Write The Expression In Terms Of Sin & Cos and Simplify

[tristatefabricatorsinc]

Write The Expression In Terms Of Sin & Cos and Simplify It

A) cos^ 2 x - sin^2 x
---------------------- I am unsure how to solve this (struggling)
sin x cos x

B) sec x - cosx

On this one I know sec x = 1 / cos x

but I do not know how to get past

1
------ - cos x
cos x

How can you simplify this more? The answer the book came up with I beleive had a cot in it and something else, but I cannot fully remember (Dont have my book with me)

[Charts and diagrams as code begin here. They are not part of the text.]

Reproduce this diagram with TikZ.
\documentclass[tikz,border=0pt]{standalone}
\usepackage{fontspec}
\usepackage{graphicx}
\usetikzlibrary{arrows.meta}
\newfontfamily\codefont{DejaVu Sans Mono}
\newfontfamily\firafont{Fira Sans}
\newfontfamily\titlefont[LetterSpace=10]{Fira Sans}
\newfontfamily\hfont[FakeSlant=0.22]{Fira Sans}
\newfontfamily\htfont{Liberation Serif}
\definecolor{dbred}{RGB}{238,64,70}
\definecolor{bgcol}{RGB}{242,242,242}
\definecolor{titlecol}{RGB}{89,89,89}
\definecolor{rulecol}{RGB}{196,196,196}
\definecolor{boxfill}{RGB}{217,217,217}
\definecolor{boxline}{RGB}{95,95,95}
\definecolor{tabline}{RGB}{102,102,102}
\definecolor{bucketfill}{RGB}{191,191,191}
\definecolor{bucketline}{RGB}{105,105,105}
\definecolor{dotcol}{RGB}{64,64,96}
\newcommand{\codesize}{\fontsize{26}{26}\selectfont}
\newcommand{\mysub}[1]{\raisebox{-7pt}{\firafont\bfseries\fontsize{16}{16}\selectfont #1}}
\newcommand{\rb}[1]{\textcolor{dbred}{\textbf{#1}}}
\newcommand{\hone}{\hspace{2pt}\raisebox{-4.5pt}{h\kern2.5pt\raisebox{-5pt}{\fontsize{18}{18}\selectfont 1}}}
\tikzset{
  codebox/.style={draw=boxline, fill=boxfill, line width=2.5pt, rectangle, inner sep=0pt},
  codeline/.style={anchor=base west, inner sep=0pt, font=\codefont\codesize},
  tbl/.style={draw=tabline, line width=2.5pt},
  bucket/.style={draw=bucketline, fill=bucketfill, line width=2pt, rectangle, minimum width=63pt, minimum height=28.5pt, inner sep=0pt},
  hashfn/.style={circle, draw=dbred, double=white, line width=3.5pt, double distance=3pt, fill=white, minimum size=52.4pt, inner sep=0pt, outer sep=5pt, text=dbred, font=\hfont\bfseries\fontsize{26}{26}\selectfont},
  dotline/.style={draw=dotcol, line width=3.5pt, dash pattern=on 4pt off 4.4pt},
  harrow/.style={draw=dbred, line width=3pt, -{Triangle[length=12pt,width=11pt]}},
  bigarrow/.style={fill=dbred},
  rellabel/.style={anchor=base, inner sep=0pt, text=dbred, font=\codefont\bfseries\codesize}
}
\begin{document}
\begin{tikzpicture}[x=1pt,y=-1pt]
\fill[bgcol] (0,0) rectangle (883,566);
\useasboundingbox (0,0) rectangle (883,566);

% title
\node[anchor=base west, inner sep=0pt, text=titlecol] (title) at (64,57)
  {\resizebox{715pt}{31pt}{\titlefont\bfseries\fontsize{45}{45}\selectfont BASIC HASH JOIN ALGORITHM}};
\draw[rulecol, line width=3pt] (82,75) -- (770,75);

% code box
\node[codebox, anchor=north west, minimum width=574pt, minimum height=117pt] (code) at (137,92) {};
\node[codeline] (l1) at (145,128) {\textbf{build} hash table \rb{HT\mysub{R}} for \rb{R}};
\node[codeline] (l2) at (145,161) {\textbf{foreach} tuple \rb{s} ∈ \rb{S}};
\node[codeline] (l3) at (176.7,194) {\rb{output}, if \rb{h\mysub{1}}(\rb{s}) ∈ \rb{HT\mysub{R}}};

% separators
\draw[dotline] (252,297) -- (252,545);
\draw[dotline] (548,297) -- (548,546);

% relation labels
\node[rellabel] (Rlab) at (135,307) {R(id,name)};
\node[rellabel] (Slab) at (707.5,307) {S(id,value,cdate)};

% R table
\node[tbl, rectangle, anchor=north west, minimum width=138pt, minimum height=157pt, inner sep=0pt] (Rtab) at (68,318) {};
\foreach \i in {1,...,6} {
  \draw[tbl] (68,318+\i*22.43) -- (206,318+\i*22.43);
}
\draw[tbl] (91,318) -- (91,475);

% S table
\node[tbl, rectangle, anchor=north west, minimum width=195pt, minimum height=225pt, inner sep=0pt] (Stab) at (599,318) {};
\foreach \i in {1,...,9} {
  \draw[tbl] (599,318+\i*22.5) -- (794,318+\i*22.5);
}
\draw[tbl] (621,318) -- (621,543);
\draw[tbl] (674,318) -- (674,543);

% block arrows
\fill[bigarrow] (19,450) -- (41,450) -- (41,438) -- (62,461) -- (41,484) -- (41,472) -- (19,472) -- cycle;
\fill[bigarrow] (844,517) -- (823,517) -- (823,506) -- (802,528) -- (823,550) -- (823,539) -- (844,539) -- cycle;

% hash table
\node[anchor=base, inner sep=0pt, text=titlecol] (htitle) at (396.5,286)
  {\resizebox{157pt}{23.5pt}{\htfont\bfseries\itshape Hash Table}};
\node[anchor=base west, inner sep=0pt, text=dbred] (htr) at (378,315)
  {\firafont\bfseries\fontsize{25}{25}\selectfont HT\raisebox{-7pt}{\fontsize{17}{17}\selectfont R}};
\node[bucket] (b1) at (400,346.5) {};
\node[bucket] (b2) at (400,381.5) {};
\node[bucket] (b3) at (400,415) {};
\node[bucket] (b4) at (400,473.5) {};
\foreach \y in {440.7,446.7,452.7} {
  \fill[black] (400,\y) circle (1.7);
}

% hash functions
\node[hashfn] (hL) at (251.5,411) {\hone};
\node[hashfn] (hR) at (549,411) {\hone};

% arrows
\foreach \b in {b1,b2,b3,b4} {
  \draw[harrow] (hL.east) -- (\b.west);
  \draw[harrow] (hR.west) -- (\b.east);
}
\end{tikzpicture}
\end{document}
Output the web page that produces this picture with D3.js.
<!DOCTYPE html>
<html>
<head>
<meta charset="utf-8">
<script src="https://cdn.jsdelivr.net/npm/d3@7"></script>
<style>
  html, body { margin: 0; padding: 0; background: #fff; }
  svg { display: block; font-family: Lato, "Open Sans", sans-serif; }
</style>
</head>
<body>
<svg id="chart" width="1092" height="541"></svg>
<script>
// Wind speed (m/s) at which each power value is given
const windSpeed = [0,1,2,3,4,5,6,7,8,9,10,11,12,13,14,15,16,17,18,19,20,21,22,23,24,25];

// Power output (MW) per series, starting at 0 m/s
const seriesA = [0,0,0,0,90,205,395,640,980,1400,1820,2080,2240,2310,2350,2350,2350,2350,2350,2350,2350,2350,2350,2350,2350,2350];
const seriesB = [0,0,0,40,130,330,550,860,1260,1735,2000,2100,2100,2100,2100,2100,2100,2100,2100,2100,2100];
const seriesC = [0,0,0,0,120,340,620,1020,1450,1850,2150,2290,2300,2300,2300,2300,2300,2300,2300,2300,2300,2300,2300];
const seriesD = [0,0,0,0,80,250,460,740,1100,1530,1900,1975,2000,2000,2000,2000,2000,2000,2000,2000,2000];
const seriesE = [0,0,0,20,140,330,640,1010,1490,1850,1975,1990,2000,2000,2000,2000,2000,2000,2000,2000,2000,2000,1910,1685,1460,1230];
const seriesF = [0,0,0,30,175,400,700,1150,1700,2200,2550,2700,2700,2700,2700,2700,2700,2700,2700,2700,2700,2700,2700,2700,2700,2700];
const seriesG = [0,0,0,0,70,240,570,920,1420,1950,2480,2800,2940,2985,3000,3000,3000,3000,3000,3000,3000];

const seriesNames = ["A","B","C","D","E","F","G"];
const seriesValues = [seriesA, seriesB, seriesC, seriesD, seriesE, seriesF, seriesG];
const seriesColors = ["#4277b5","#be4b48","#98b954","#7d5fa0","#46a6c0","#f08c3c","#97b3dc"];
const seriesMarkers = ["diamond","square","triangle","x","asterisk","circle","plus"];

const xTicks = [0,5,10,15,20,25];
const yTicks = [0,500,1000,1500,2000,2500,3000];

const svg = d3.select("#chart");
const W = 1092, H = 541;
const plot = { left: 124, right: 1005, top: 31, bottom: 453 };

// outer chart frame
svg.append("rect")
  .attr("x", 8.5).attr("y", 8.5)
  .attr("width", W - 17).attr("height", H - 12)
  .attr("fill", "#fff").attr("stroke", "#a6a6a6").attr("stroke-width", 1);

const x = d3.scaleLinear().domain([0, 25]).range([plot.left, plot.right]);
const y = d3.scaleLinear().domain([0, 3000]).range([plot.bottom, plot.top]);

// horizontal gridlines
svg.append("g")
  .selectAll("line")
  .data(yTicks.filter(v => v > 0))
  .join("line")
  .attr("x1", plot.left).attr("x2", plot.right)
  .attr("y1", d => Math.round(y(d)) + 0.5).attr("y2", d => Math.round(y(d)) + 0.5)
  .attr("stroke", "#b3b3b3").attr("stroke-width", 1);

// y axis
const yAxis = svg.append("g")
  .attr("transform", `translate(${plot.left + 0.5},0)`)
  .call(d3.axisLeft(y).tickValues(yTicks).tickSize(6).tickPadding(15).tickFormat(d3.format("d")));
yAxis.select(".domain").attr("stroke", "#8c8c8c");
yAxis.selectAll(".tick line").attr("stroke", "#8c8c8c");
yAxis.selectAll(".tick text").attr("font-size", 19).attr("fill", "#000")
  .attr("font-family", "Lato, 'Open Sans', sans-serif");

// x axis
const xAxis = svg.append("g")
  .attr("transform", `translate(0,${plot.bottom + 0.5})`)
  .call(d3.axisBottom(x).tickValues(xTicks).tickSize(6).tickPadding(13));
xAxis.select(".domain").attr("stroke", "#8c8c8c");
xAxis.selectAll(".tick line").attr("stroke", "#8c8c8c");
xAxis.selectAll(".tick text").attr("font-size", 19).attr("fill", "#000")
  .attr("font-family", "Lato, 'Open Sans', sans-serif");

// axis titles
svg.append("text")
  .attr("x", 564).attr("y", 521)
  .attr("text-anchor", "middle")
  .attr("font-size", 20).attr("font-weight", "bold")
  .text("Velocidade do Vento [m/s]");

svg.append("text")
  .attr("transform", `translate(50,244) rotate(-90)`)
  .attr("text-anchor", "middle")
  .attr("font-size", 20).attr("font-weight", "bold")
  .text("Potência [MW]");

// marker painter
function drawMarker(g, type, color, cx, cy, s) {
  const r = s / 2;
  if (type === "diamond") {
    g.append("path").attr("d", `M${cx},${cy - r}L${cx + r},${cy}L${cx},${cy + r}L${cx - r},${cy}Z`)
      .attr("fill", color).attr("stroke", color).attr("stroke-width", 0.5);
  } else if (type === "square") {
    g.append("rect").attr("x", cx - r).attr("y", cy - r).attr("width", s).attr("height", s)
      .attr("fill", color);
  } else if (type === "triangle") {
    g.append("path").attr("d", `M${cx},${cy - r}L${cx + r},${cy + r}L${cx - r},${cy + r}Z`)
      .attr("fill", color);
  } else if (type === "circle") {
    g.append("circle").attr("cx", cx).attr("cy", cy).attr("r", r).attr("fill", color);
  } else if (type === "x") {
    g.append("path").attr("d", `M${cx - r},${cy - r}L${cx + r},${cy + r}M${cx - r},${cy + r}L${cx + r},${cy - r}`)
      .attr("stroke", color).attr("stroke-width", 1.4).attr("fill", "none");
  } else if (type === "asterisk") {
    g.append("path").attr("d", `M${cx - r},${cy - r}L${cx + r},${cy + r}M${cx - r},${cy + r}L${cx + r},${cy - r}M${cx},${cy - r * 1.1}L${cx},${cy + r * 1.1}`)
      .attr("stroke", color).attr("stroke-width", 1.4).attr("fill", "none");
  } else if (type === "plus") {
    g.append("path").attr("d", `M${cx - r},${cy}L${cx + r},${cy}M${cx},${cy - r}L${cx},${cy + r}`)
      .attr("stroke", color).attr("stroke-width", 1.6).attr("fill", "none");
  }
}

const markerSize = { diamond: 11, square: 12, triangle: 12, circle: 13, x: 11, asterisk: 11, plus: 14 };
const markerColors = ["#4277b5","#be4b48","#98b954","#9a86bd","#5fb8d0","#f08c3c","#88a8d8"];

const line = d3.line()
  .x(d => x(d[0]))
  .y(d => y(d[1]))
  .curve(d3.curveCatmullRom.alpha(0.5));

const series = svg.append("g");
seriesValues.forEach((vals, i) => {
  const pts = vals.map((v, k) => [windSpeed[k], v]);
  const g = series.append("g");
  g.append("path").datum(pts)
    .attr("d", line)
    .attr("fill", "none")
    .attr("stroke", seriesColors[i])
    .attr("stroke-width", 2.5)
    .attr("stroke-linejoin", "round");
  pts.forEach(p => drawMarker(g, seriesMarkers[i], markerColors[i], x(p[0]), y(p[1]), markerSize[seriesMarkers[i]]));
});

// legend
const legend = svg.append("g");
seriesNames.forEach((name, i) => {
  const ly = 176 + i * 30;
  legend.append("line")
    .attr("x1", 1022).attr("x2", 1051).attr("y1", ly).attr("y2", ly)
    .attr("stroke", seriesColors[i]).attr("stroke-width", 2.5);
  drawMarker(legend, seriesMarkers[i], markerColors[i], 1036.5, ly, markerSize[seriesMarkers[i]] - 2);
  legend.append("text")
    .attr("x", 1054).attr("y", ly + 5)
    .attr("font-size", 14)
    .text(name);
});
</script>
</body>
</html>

Any assistance would be greatly appreciated!

Thanks

 

[soroban]

Re: Write The Expression In Terms Of Sin & Cos and Simpl

Hello, tristatefabricatorsinc!

Write the expression in terms of sin & cos and simplify.

$\displaystyle A)\;\;\frac{\cos^2x\,-\,\sin^2x}{\sin x\cdot\cos x}$

There are a number of solutions . . .

If you recognize the Double-angle identities:
$\displaystyle \;\;\cos^2\theta\,-\,\sin^2\theta\:=\:\cos2\theta\;\;\;\;\;2\cdot\sin\theta\cdot\cos\theta\:=\:\sin2\theta$

the problem becomes: \(\displaystyle \L\,\frac{\cos2x}{\frac{1}{2}\cdot\sin2x}\)$\displaystyle \:=\;2\cdot\cot2x$


Or we can make two fractions:
\(\displaystyle \L\;\;\;\frac{\cos^2x}{\sin x\cdot\cos x}\,-\,\frac{\sin^2}{\sin x\cdot\cos }\:=\:\frac{\cos x}{\sin x}\,-\,\frac{\sin x}{\cos x}\)$\displaystyle \:=\:\cot x\,-\,\tan x$

$\displaystyle B)\;\;\sec x\,-\,\cos x$

On this one I know $\displaystyle \sec x\,=\,\frac{1}{\cos x}$

but I do not know how to get past: $\displaystyle \,\frac{1}{\cos x}\,-\,\cos x$

We have: \(\displaystyle \L\:\frac{1}{\cos x}\,-\,\frac{\cos x}{1}\)

Get a common denominator: \(\displaystyle \L\:\frac{1}{\cos x}\,-\,\frac{\cos x}{1}\cdot\frac{\cos x}{\cos x} \;=\;\frac{1}{\cos x} \,-\,\frac{\cos^2x}{\cos x} \;=\;\frac{1\,-\,\cos^2x}{\cos x}\;=\;\frac{\sin^2x}{\cos x}\)

\(\displaystyle \L\;\;\;=\:\frac{\sin x}{1}\cdot\frac{\sin x}{\cos x}\)$\displaystyle \;=\;\sin x\cdot\tan x$